Questions about pretraining datasets

Question

Questions about pretraining datasets

koalaaaaaaaaa opened this issue a year ago · 2 comments

Hi @chao1224 , thanks for your code very much, I have some questions on pretraining datasets, hope that you can help me with it when it's convenient~
After reading your code, I'm wondering Why GEOM_drugs is used for pretraining while GEOM_qm9 is not used?, and as far as I know, GEOM datasets consists of GEOM_drugs and GEOM_qm9.
Thank you for your kindest reply!

Answer 1 · 2023-05-22T12:49:11.000Z

Hi @koalaaaaaaaaa,

Thank you for the question. There are two reasons.

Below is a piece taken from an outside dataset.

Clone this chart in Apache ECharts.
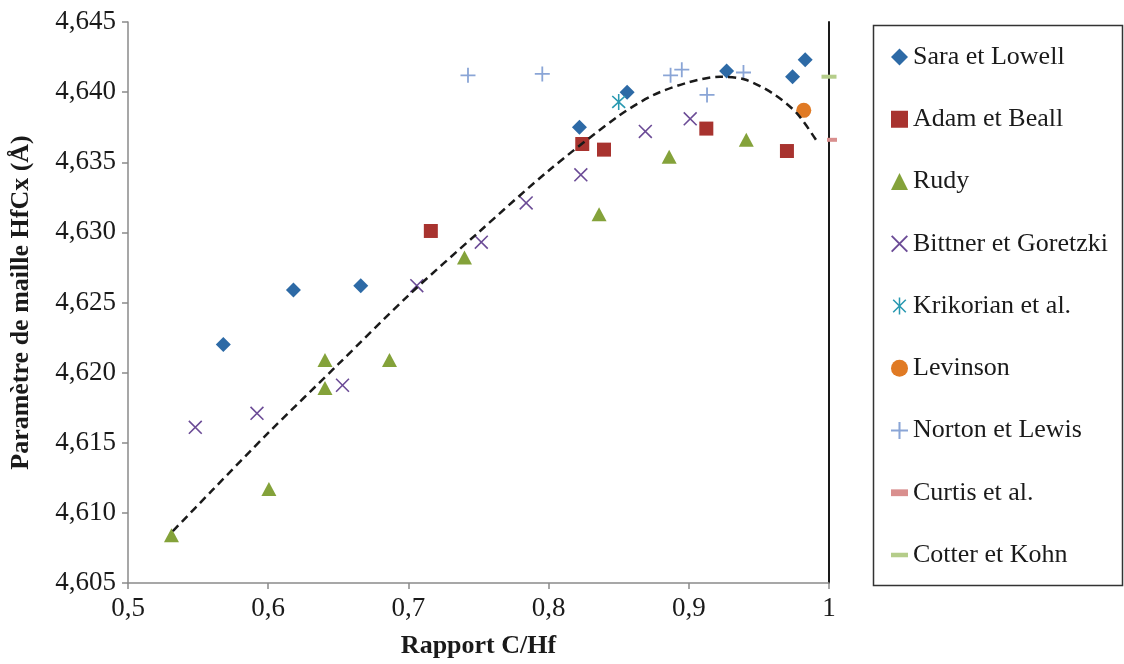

The main reason is that GEOM_Drugs contains more diverse drugs (e.g., in terms of the atom types and atom numbers), while QM9 is limited to 4 atom types and at most 9 atoms for each conformation. At pretraining, we expect the data distribution to be as diverse as possible, so we prefer GEOM_Drugs.
Another reason is that initially, we were thinking about if we should do downstream on QM9 tasks, so we didn't consider QM9 when preparing the dataset.
- Later, we didn't do that in the GraphMVP paper due to the datasize. In the initial version of GraphMVP, we only consider 250K conformations, and QM9 has 130K conformations, and it is hard to claim this is a reasonable pretraining-finetuning setting, so we didn't include that.

However, I also want to highlight that there are larger conformation datasets, like Molecule3D and PCQM4Mv2. GraphMVP was done in July 2021, and these two datasets were released after that. Both datasets are extracted from PubChemQC project with around 4M conformations, and Molecule3D has slightly more conformations. In our recent work, MoleculeSDE / GraphMVPv2 (codes will be released in one week), we redo the GraphMVP pretraining on PCQM4Mv2, where the QM9 can be taken as the downstream task this time.

Hope this answers your question.

Answer 2 · 2023-05-22T13:22:58.000Z

Thank you for your detailed and kindest reply!! It helped me a lot.